Fourth: our theology of missions is a theology of the Holy Spirit. I have long called upon the Spirit of God to fall daily upon my life, his people and his church. Newbigin says it clearly: "...the active agent of mission is a power that rules, guides, and goes before the church: the free, sovereign, living power of the Spirit of God. Mission is not just something that the church does; it is something that is done by the Spirit. The very life of the Lord is with us through his Spirit. We must have a theology of the Spirit. It is time, again, for we his people, in our weakness, to reach the world in his strength and his power.

We can do much in our strength. However, we will not reach our world by trying to muster the last ounce of our human means for the monumental task before us. Baptist people have never been strong enough, not even Texas Baptists, to reach the world in our strength. Through the empowering of his Spirit calling his people to mission, we can do all things. It is the Lord's Spirit that equips and infuses our hearts and the gospel message with supernatural power. Only through the conviction and the compulsion of the Holy Spirit, will we carry out the mission to which he calls us. Our theology is a theology of the Spirit.

Some say our denominational size and strength may have been a hindrance. I do not doubt it. The beginning of a true supernatural work of God would be to fall dependent on his Spirit. I have no doubt about that either. We must have not only a theology of the Spirit but a new submission to the Spirit's movement.

Theology of the Church

Fifth: our theology is a theology of the church. Many missiologists are calling for a renewal of the theology of the church as central to the mission task. This is not at the neglect and elimination of such things as education efforts, compassionate ministries and programs targeted to meet the growing desperation across the earth. The Body of Christ is God's way of establishing indigenous preaching and discipleship among the unreached.

The Body of Christ, the Church, manifests the presence and power of Jesus and his gospel that will penetrate every segment of society and culture around each church. The body of believers in each place will reach their own poor and their own children. Most of the world is lost, we know. Almost 50 percent of the world's people live in poverty. Children and youth make up half the world's unreached people (McKaughan, O'Brien and O'Brien, p. 11 and 26). Only the indigenous church will have the motivation in Christ to reach their poor and their children. These alone compel us to have a theology of the church. It is not the church in triumphalist mode. The mission church will bring a moratorium to any last vestige of triumphalist, know-it-all Baptists. Our theology of the church must lead us to be the servants we need to be. McKaughan and the O'Briens call for "servant facilitators and expediters," and so we must be.
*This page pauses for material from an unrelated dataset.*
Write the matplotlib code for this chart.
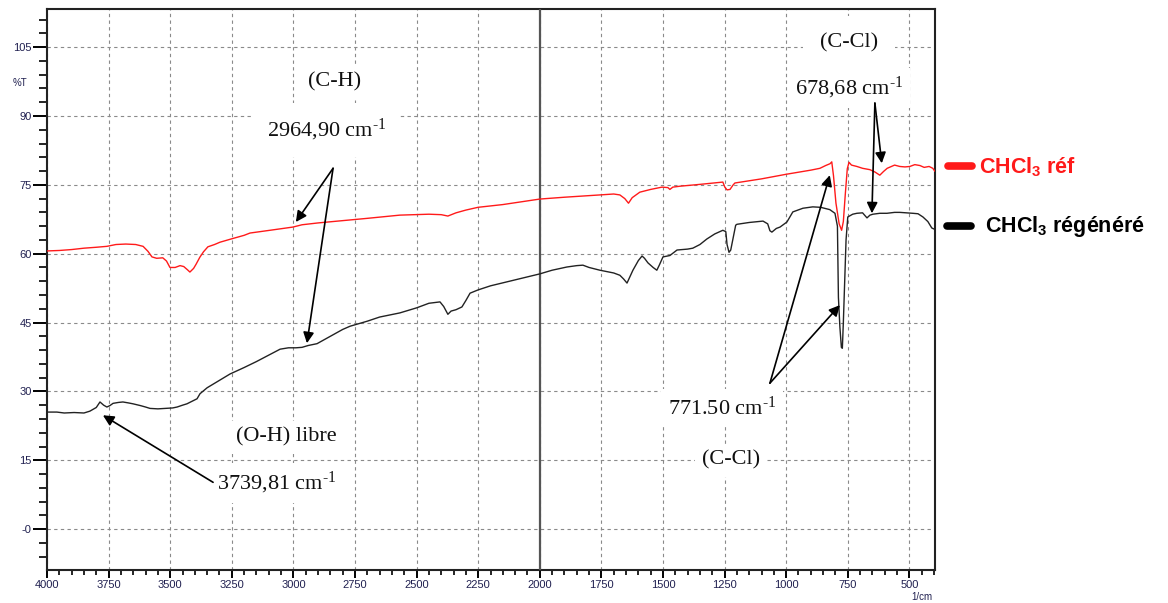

I stood with my friend, Carlos Ramirez, in his city of Saltillo, Mexico, looking at the date, 1849, on the Primera Church facade. I will never forget the power of his simple remembrance, "That was when the gospel came to Saltillo, and Baptists brought the gospel." That church stands as a symbol of our mission as Baptists to preach, disciple and build the church as an enduring witness. Carlos took me several miles to the west to a little village of San Antonio del Javar. The pastor was a Mexican-American from Houston had trained as a chemical engineer. He had retired from a major company not long after a trip to this small village, his father's native home. He was just there to visit when he opened his Bible. He began to realize he was doing something unusual to them as a small crowd of people, many of them relatives, gathered and asked what he was doing. He was, in fact, bringing the first evangelical witness to that village. He stood and preached and 50 people were saved. He had a church on his hands. He retired and moved to San Antonio del Javar.

The church thrived as they preached the gospel and ministered Christ's love. They felt led to build adobe apartments for abandoned widows to the back of their church facility. People in mountain villages all around began to hear that these Baptists had something special because they loved people and were changed people. The last I heard, this pastor had called out young men in the village gatherings, and was helping send them into Saltillo for training. It was the church, and happened to be a Baptist church that is bringing the gospel and manifesting the presence of Christ in this section of Mexico. Our theology of missions has a theology of the church, because only faithful disciples gathered persist in doing the work of missions in the new frontiers.

The offering Paul took in Corinth for the church in Jerusalem is a model of cooperation in missions. We need to recover this simple picture. We must put the church in charge of missions again. We must do everything we can in our new missions strategies to facilitate that. The ideal for the future should be fluid and flexible cooperative structures, ever responsive to the Spirit working among the churches. We cannot leave missions frozen in monolithic structures. I do not believe the Spirit of God is leading our churches to funnel our prayers and efforts through outmoded structures that are not open to what the Lord is leading us to do. Our theology is a theology of the Spirit-led church empowered, and the Spirit-born church being established to carry out God's mission on this earth.

Missions Call Broad

Sixth: our theology is one of a comprehensive missions call. Every Christian must be a missionary. Someone has done a good job with our students, because so many of them believe they are missionaries. A great failure of our evangelical heritage, and even our Baptist heritage, is that we have let our people off the hook. We are all missionaries to our neighbors and to the nations. The old are dreaming dreams and the young are having visions of a vast missionary movement from the world's congregations moving toward the lost. The "go ye" for Texas Baptists should be a "go ya'll." Let our generation make it so.

Theology of the Word

Seventh: our theology is a theology of the Word, and I mean the Bible. I believe the Bible. Texas Baptists believe the Bible. Our leaders believe the Bible. Jesus' authority is our supreme authority. The written Word of God is the tangible written authority for our life. Everything I have said I was Led to by God's Word. I would not say or do otherwise, and neither would you. It is God's Word to me, period.

Once that was good enough for all Baptists. It still is among the vast majority of Texas Baptists. Our theology is all about God, his work, his Son and his Spirit empowering his people young and old to step forward in our weakness for the greatest work, carrying out his mission to all neighbors and all nations on earth. Let this be who Texas Baptists will be.

It's about God without equivocation.

It's about Jesus and his gospel without qualification.

It's about the Holy Spirit without reservation.

It's about his church without domination.